US Post Office about to make Fatal Mistake

The US Post Office is about to make an announcement to cut its distribution centers in half. This will save a significant amount of money, but will reduce first class mail delivery times from 1 to 3 days to a minimum of about a week. Before this decision is made, we need to either decide that mail service will be maintained as a subsidized institution that provides vital services to our many businesses or decide to privitize it now before its reduction in reliability destroys its customer base.

Many business failures are the result of a series of small decisions that over time erode customer base.
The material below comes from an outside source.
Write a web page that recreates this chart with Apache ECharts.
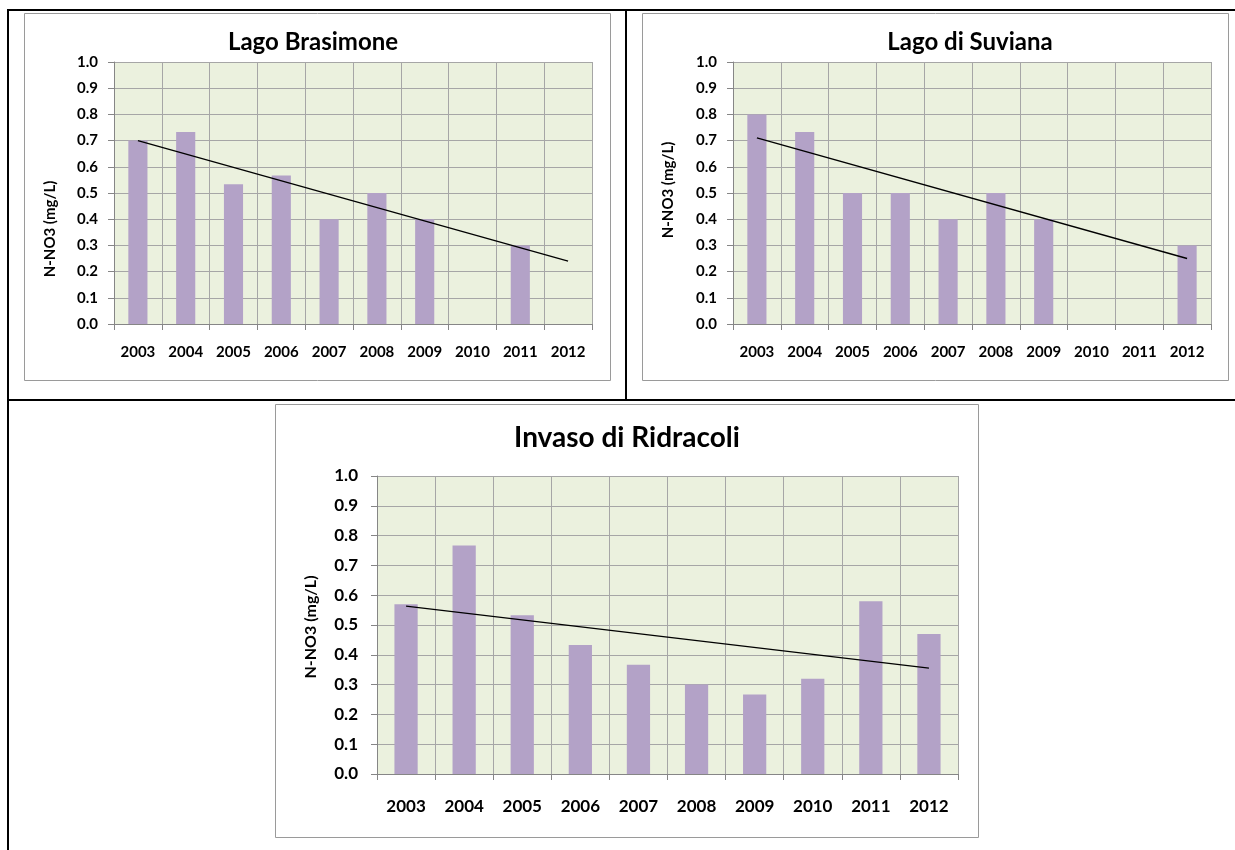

In the end the failure is blamed on the customers' fickle ways with little recognition of how these cost-cutting measures had contributed to the value provided to the customer.

There is no question that mail service has continually changed, but has the post office reacted appropriately to these changes? While express services continue to stay profitable and internet services continue to expand avenues for communication, the post office is losing billions of dollars. To salvage this entity, they must reevaluate their mission statement. Many businesses retain less profitable sectors due to their value to the identity of the company, but they recognize why these sectors are being retained. A good example is Kodak which is still most recognizable to the masses as a camera company even though printing ink cartridges provide most of their profits. To sustain mail service, the postal service will need to expand services into e-mail communication and rapid delivery markets. Without more profitable diversity, the Post Office is doomed if attempts are made to run it as an unsubsidized entity.

The concept of maintaining mail to every citizen is not a profitable business model. If this is the target, mail service will need to be subsidized. As long as that is the understanding, that is fine, but when business practices are applied to a subsidized service it will always lose money or need to significantly reduce service to the outlying (less profitable) elements of the business. Subsidized services can compliment other businesses making for a more profitable society, but when weighed by themselves they continually fall short. Commuter rail service is a good example of this dilema.

Before the Post Office makes this critical decision, it needs to take a  better assessment of its ability to survive in the future as a non-diversified entity providing poor client service. If we are unwilling to maintain postal service through subsidies, then instead of selling off the distribution network, at likely fire-sale prices, the US Post Office should be privatized while it still has significant assets.